§ EXERCISE TASK: In the lines below, how many hold the word "React"? Answer only with the number.

--- Begin AVAILABLE DATA ---

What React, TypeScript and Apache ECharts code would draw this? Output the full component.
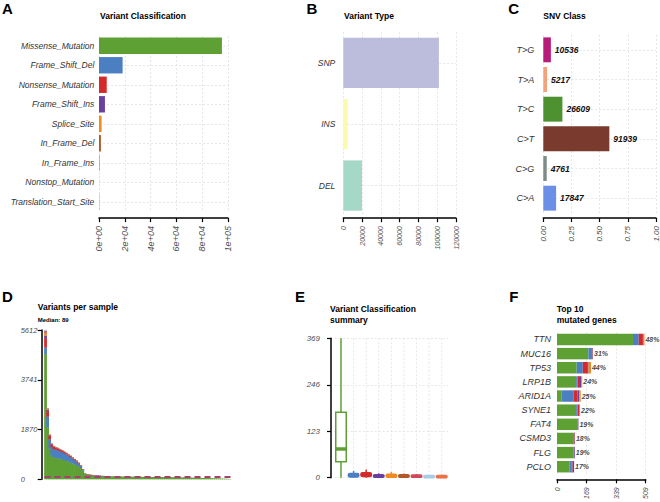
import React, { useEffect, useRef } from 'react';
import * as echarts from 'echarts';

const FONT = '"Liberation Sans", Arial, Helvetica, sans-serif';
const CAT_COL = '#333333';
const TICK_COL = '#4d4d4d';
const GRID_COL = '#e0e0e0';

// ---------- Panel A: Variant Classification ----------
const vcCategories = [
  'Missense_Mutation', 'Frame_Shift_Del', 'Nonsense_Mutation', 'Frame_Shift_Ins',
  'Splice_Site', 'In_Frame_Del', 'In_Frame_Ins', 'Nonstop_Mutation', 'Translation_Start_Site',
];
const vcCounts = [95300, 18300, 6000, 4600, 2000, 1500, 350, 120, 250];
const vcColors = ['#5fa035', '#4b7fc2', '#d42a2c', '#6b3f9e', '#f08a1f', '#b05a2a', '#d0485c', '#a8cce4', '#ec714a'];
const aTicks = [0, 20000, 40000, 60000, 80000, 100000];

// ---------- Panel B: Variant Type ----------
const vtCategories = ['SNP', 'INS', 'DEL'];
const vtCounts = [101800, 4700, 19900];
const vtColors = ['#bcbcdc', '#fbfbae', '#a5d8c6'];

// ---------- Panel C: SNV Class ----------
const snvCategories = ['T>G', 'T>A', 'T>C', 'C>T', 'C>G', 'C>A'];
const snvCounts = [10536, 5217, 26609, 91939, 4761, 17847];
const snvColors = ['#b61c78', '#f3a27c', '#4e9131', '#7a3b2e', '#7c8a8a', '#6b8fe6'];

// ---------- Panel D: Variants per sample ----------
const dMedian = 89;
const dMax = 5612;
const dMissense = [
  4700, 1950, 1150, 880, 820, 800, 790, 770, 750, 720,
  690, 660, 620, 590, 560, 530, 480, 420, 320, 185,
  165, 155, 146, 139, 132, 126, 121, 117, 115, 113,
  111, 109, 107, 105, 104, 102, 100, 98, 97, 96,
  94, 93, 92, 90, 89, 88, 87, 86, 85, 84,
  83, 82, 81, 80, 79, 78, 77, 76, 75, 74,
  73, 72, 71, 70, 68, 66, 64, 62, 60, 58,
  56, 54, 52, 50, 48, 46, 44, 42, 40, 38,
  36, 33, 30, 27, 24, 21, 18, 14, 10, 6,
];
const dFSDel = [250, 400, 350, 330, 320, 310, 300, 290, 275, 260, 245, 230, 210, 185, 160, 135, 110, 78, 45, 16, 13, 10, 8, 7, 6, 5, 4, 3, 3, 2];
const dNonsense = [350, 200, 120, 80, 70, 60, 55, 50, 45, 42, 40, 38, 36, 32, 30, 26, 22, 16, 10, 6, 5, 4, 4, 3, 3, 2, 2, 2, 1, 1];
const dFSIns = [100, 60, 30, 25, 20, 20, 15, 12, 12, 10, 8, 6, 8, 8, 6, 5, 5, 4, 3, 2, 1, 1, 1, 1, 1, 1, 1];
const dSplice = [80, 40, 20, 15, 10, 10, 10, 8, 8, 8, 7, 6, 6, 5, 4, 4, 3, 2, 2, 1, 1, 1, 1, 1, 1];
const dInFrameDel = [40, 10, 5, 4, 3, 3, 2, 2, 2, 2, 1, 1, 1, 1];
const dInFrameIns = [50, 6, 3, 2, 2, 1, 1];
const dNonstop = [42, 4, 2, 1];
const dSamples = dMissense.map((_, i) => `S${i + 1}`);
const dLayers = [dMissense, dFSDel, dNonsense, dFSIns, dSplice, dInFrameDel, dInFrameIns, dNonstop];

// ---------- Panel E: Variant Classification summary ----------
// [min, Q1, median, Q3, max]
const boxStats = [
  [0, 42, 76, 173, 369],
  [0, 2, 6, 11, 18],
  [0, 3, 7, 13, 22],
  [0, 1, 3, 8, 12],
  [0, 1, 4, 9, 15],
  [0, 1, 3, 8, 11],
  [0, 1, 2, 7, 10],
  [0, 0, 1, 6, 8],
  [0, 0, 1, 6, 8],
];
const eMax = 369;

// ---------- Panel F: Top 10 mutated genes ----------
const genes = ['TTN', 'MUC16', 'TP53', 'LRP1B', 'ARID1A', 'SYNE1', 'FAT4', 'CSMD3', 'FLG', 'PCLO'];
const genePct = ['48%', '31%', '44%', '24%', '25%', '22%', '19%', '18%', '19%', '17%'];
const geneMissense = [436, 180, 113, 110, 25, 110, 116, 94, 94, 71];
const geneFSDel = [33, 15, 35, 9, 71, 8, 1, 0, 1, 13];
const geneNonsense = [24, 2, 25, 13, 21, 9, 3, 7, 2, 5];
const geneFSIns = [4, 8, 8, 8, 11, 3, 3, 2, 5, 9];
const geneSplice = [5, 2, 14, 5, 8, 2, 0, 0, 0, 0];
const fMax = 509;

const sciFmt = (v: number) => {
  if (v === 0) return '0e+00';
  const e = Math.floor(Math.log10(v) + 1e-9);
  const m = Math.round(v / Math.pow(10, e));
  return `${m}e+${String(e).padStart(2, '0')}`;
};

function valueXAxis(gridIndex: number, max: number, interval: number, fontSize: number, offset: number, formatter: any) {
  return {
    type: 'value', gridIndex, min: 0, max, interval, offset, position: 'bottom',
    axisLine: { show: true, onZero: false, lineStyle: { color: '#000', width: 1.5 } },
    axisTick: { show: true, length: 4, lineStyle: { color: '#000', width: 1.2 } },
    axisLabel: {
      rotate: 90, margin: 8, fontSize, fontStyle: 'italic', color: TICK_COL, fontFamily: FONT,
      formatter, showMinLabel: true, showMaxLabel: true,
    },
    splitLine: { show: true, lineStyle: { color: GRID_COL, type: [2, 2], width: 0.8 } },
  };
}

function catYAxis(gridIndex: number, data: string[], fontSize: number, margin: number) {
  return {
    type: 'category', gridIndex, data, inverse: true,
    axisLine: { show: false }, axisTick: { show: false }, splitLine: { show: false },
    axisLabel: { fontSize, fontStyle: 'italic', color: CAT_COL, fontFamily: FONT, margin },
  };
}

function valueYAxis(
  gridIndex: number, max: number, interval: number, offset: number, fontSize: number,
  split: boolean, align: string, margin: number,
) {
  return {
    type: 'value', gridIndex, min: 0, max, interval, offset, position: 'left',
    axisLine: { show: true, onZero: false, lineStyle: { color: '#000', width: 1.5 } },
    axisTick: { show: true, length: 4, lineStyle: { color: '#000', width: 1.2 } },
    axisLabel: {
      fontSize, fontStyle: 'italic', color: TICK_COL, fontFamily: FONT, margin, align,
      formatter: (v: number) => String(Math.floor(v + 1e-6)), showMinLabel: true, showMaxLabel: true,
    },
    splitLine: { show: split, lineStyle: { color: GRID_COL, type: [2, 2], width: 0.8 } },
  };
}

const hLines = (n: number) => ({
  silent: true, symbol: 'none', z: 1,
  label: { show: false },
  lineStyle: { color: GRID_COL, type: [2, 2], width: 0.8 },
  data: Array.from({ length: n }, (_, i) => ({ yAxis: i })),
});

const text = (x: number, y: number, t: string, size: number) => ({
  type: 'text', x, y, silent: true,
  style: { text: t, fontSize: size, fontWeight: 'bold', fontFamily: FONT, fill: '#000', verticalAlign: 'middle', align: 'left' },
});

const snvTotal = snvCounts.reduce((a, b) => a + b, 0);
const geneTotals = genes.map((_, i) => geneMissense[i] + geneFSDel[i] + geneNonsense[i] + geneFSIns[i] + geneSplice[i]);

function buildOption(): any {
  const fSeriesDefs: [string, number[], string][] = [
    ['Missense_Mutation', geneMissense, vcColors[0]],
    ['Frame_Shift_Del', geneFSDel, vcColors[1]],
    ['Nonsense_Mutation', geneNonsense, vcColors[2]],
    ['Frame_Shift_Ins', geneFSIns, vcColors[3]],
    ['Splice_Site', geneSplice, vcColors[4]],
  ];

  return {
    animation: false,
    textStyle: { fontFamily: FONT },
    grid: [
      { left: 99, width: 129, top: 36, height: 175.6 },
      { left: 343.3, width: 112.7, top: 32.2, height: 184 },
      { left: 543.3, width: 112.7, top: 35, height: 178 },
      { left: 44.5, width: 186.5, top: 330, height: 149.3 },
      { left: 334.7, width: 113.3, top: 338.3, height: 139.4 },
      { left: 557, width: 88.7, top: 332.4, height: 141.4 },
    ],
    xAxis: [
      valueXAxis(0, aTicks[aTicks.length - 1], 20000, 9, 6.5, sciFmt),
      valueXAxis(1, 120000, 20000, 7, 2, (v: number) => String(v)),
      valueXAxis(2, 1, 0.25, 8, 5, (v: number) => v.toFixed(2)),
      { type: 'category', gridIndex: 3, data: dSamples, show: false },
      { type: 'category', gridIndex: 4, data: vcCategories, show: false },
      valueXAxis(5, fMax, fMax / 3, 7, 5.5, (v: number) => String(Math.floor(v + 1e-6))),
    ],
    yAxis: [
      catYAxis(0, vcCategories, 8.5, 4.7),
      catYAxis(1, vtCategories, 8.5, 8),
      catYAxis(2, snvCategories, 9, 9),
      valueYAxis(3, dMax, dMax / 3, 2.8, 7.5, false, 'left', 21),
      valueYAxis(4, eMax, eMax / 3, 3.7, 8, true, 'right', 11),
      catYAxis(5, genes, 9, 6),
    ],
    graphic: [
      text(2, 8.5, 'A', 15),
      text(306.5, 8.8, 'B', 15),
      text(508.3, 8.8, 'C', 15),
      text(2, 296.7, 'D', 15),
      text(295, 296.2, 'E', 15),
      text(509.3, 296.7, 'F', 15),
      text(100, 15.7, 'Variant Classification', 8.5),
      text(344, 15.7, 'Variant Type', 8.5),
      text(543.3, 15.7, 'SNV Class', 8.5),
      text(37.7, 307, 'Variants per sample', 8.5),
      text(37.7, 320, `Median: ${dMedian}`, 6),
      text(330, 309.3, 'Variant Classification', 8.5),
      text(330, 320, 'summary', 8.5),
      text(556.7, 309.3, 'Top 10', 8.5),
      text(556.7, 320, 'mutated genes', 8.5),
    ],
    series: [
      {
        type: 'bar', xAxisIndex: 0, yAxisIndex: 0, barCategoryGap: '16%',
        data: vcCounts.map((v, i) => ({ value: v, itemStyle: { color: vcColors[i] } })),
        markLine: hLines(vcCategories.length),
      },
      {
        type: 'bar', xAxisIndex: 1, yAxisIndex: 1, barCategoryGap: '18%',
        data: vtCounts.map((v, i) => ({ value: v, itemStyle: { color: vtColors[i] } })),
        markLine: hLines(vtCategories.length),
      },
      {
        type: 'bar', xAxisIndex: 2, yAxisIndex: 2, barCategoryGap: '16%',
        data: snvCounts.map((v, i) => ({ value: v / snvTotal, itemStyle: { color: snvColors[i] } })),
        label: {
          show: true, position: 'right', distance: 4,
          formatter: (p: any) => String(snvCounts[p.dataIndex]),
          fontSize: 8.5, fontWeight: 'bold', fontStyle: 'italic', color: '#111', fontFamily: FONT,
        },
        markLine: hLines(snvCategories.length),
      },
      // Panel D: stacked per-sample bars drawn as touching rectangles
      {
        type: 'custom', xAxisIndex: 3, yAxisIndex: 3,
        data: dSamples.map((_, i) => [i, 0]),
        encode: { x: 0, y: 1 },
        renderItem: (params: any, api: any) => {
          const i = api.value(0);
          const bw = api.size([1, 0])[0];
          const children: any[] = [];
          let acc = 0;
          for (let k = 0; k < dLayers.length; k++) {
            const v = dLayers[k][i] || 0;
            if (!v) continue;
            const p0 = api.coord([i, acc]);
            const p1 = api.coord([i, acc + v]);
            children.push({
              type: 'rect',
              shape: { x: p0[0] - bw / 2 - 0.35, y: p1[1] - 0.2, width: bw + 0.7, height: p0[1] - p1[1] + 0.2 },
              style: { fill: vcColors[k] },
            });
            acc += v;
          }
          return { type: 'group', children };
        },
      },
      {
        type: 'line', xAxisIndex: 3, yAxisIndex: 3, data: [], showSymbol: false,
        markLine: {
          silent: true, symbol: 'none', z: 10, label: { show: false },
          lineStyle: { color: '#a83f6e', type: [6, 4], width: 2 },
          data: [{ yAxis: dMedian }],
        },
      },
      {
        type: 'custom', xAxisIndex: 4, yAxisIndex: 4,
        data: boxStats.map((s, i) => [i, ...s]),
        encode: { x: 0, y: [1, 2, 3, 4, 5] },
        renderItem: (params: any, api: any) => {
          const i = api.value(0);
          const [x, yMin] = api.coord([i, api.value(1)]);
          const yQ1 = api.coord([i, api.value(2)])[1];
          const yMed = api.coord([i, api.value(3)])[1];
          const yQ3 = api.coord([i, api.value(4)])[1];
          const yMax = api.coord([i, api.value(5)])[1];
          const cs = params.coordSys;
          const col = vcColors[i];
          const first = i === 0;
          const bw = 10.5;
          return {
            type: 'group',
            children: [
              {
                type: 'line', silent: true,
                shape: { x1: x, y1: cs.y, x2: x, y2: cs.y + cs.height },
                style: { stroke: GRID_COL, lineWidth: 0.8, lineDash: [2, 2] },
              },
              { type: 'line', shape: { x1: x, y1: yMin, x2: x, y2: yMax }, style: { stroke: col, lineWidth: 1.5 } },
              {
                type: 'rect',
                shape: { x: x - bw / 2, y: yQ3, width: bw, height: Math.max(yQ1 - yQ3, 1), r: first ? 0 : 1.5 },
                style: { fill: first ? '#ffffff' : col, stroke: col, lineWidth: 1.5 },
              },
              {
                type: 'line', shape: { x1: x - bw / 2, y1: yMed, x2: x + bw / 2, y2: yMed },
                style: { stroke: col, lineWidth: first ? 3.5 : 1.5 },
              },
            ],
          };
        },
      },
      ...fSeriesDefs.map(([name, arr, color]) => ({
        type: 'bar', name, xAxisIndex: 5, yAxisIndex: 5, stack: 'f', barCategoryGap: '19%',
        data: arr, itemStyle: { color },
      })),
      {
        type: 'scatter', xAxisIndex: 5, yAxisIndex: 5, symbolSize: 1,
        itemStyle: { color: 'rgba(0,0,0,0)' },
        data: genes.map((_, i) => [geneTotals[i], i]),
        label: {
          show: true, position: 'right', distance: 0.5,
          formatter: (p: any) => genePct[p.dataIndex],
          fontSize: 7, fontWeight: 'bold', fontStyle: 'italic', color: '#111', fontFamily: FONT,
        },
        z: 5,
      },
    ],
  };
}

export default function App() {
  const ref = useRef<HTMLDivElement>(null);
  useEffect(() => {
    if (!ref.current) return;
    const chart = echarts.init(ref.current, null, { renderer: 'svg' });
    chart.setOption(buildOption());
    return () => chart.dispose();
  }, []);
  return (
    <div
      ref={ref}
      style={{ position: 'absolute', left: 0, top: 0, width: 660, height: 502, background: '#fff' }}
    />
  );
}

--- End AVAILABLE DATA ---

§ OUTPUT FOR THIS TASK: 2